---- DATA LINES

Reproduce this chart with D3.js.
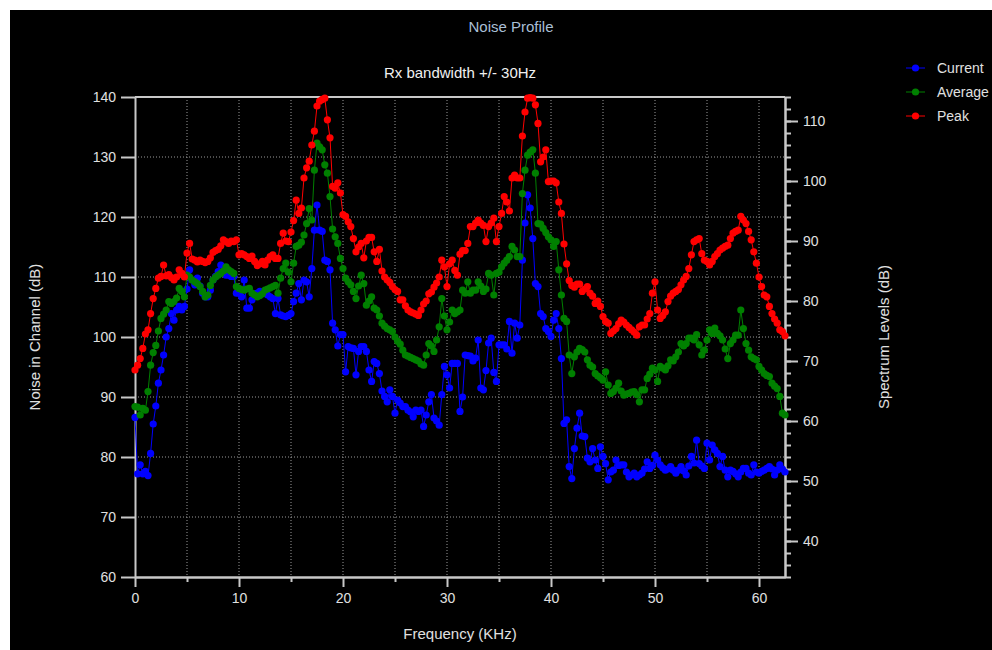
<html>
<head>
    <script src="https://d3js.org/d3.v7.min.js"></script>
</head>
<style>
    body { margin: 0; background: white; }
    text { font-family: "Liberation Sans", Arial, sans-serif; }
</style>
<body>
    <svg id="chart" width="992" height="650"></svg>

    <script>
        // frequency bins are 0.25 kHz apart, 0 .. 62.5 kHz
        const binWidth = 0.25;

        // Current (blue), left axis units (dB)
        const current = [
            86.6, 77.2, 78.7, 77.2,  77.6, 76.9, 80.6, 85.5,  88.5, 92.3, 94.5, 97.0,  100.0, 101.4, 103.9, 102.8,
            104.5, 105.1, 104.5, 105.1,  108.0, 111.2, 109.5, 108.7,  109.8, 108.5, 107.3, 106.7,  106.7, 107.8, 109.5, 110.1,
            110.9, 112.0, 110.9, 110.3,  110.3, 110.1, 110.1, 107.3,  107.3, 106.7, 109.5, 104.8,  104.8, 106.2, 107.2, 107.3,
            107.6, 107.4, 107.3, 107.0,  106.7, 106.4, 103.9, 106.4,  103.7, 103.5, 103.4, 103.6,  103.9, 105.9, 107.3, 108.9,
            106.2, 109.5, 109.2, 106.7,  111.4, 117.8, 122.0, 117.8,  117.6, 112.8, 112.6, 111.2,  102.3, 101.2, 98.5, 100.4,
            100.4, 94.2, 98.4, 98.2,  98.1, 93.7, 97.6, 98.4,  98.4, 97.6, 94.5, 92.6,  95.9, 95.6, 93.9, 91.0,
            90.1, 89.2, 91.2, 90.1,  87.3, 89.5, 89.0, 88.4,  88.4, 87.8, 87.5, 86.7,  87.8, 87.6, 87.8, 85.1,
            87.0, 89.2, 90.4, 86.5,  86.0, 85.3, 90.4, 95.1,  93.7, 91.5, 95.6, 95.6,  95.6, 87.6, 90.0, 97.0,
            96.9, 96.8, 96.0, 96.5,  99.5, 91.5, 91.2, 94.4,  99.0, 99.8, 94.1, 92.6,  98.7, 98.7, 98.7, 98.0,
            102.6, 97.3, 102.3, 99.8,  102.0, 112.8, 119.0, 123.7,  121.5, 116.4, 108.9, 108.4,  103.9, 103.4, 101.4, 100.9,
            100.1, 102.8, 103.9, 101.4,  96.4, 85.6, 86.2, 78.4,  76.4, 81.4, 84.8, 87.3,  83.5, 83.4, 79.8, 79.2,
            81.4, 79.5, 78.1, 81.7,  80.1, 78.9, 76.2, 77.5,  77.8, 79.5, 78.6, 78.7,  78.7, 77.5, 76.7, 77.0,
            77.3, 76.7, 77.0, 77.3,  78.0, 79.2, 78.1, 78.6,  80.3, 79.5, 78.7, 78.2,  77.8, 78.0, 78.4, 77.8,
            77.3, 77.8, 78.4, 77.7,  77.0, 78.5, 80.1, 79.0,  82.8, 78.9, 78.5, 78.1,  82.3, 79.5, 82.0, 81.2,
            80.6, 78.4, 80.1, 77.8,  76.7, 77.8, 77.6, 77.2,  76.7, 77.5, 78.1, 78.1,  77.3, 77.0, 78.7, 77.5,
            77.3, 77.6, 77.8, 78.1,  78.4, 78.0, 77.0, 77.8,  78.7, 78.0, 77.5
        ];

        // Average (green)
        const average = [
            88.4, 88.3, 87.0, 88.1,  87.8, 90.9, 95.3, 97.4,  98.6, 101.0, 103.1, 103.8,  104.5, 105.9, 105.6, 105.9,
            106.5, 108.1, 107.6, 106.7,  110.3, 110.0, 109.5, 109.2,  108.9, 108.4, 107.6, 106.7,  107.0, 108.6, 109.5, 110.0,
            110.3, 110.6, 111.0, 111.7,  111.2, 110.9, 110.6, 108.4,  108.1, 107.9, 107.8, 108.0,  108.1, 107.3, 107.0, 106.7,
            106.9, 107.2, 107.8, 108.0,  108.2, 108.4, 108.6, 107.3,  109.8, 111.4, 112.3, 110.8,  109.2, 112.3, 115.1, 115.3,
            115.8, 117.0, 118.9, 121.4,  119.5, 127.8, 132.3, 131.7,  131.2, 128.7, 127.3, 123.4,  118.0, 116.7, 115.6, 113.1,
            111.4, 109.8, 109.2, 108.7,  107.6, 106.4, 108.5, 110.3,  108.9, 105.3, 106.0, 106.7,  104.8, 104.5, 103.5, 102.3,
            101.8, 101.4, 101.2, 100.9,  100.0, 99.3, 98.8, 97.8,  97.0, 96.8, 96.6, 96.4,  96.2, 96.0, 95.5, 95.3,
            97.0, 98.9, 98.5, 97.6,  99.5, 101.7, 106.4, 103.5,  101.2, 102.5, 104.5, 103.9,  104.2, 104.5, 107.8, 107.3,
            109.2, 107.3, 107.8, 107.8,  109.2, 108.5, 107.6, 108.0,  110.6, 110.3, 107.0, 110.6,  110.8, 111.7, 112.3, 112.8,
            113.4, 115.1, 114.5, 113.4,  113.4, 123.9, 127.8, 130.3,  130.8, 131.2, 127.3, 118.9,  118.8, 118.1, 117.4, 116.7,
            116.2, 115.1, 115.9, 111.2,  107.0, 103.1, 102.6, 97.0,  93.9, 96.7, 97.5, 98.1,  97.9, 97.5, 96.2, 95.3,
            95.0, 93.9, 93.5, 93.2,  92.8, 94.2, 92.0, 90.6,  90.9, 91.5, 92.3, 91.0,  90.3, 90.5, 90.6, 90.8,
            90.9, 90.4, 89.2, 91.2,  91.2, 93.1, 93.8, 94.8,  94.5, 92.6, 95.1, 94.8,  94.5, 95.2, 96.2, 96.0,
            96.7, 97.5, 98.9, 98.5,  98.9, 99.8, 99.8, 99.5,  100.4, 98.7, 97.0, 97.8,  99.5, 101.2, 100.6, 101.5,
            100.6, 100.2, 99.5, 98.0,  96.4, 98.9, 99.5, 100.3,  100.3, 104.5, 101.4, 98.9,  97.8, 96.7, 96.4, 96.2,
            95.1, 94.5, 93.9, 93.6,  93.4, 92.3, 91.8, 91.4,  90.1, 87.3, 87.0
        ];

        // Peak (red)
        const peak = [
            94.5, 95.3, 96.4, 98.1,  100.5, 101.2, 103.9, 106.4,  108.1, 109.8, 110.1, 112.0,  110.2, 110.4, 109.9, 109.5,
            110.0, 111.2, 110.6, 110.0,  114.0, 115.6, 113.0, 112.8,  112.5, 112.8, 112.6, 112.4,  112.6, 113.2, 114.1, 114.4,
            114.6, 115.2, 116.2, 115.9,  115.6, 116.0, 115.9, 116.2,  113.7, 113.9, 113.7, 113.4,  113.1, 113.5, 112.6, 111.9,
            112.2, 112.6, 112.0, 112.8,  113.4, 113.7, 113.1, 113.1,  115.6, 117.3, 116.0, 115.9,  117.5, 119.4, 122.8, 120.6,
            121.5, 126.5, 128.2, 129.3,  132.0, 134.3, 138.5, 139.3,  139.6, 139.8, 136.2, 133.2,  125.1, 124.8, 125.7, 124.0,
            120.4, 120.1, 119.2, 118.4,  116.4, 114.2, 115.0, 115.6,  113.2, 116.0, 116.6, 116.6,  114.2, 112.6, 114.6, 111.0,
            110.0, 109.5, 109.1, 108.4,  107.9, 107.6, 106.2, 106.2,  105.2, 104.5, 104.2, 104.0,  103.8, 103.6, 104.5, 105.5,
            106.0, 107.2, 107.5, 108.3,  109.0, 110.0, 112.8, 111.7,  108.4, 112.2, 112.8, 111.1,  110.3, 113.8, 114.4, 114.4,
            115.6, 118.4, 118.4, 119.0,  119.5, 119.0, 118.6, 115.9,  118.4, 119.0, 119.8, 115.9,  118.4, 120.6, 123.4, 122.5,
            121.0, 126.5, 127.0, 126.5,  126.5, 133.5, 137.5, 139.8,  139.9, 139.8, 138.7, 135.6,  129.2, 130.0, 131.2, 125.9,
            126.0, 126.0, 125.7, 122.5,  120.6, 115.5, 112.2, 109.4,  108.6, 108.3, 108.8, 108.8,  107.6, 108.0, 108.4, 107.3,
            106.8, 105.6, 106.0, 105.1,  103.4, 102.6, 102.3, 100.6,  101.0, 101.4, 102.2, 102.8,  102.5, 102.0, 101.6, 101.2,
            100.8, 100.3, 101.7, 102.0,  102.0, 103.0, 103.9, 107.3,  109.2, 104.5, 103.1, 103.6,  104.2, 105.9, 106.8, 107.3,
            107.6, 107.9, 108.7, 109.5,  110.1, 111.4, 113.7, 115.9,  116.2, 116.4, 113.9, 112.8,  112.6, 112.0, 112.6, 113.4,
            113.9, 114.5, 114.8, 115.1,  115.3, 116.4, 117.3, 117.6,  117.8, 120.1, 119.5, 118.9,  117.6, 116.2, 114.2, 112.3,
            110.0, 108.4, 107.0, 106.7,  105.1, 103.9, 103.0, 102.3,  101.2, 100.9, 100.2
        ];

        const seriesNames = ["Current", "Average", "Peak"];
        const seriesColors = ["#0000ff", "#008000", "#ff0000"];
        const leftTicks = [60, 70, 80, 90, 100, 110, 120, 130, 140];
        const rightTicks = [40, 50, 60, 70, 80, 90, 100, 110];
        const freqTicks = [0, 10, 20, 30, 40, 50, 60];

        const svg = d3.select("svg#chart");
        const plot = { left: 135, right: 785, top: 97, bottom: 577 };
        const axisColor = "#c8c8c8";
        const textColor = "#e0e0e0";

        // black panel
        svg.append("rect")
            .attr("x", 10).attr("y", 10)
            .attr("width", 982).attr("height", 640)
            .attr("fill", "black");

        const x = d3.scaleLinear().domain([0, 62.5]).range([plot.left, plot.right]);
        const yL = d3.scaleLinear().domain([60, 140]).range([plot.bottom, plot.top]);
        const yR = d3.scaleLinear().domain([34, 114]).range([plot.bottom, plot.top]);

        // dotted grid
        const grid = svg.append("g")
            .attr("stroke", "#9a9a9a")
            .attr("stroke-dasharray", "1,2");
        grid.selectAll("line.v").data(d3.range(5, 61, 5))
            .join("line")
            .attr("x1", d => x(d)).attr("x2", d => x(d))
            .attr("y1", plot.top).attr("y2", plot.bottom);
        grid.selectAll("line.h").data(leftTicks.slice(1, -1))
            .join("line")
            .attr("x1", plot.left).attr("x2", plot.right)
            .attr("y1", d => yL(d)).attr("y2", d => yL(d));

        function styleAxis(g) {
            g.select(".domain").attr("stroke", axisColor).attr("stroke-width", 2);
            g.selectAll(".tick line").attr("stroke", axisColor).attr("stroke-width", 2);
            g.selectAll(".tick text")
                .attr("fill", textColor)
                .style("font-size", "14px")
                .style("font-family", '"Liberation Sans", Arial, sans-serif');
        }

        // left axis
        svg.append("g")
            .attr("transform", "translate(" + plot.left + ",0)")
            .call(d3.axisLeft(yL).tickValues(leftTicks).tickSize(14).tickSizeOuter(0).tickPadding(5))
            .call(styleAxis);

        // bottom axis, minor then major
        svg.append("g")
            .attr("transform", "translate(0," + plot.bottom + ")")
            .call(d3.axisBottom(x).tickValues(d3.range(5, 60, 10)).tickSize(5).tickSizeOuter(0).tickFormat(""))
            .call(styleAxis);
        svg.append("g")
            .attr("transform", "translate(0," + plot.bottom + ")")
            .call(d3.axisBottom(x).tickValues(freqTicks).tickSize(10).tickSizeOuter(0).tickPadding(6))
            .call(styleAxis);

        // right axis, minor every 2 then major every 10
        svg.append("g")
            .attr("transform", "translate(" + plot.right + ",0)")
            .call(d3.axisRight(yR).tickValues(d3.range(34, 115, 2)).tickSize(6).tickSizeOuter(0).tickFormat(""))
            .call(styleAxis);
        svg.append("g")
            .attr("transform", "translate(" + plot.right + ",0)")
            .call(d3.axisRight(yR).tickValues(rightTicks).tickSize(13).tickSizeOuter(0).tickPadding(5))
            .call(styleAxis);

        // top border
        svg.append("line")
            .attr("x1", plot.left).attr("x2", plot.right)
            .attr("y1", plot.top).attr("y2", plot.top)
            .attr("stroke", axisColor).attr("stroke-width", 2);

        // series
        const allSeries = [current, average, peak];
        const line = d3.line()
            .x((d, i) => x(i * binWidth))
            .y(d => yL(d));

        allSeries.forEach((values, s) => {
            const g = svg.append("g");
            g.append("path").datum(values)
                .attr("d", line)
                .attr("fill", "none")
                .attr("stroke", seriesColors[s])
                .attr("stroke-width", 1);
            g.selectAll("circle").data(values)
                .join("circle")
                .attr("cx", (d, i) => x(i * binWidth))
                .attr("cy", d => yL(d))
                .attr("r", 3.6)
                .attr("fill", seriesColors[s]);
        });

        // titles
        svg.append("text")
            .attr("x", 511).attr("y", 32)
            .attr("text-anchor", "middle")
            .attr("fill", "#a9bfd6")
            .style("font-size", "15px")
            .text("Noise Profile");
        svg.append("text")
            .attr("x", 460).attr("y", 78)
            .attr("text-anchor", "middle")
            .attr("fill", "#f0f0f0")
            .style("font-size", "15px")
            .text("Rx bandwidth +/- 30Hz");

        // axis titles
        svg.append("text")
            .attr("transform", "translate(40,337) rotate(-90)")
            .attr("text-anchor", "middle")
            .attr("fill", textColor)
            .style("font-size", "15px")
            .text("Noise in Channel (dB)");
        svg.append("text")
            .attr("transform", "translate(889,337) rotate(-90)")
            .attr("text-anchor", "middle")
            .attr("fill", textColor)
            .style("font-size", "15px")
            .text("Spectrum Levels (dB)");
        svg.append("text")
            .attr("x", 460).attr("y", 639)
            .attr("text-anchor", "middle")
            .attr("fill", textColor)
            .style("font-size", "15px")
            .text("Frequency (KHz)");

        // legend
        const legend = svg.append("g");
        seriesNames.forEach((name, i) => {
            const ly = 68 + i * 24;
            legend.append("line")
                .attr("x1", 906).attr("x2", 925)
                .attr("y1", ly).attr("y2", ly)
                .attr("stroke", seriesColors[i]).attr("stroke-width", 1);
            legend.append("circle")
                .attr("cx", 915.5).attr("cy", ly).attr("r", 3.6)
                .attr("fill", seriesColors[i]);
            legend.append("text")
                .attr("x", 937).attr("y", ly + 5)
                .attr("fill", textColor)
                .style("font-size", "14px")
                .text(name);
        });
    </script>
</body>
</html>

--------
---- DATA LINES

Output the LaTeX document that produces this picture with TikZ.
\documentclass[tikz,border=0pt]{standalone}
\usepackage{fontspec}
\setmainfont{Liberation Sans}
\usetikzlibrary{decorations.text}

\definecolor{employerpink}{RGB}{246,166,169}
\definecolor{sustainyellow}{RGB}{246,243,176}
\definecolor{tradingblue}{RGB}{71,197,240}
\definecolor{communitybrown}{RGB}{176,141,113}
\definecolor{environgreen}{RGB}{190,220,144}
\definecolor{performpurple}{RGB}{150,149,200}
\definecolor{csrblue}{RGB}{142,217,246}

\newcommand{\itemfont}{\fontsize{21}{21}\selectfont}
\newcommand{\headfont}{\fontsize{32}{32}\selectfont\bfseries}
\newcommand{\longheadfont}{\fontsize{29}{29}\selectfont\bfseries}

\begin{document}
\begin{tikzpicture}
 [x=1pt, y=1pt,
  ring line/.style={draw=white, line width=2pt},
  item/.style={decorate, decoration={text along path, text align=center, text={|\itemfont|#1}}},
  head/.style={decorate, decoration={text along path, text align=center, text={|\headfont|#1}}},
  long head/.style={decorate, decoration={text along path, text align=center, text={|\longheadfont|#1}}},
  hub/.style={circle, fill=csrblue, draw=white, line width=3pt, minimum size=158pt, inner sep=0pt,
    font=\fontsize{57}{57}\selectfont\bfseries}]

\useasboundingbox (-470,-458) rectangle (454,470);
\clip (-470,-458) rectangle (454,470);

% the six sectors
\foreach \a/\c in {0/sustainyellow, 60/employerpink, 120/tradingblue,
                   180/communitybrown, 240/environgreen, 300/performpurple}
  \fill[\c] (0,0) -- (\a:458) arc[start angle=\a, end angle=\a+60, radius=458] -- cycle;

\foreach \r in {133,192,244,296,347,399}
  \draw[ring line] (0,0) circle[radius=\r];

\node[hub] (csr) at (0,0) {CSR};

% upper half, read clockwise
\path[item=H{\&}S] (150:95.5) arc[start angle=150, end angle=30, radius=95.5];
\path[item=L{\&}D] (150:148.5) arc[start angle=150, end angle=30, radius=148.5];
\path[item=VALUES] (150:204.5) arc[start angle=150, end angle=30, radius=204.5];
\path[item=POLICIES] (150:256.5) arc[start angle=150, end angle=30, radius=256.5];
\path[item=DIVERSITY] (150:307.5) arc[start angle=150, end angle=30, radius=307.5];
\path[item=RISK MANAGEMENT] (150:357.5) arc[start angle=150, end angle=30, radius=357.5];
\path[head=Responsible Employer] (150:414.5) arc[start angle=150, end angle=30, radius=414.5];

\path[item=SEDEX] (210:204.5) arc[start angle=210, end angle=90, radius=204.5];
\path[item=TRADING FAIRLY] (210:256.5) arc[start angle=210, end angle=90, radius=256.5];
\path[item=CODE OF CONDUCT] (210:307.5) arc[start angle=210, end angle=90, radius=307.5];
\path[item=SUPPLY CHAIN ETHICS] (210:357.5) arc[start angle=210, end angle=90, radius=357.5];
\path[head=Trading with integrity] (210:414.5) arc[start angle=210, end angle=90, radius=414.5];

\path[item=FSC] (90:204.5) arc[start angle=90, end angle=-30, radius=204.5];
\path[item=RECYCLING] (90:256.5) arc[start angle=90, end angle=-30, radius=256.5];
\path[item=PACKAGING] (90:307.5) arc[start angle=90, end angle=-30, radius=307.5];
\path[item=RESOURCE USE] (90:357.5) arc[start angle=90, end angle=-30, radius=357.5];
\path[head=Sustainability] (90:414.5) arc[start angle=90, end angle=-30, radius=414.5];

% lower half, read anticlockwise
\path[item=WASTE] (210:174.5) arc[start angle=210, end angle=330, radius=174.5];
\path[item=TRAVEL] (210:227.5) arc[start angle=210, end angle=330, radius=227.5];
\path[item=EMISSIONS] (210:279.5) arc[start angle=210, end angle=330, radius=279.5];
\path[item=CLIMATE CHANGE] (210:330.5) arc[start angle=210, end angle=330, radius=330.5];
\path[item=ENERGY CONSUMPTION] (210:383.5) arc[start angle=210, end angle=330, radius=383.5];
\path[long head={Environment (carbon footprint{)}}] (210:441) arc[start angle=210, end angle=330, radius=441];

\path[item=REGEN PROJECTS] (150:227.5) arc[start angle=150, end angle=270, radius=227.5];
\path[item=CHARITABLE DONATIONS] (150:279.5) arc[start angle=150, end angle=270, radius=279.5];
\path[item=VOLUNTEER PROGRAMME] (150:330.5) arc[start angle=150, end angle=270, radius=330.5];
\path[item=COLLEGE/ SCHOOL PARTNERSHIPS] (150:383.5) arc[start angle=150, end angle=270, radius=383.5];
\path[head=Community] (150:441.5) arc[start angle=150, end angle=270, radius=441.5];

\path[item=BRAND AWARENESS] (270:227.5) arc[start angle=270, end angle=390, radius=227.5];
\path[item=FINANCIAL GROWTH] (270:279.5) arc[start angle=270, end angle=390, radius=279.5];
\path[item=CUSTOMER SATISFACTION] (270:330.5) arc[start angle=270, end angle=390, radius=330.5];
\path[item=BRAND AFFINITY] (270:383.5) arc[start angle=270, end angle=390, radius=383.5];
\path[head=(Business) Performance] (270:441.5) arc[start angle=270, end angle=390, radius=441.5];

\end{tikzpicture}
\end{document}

--------

Pull out only the lines from the one with "Reproduce this chart with D3.js." up to and including the one with "const binWidth = 0.25;", and drop any pictures along the way.

Reproduce this chart with D3.js.
<html>
<head>
    <script src="https://d3js.org/d3.v7.min.js"></script>
</head>
<style>
    body { margin: 0; background: white; }
    text { font-family: "Liberation Sans", Arial, sans-serif; }
</style>
<body>
    <svg id="chart" width="992" height="650"></svg>

    <script>
        // frequency bins are 0.25 kHz apart, 0 .. 62.5 kHz
        const binWidth = 0.25;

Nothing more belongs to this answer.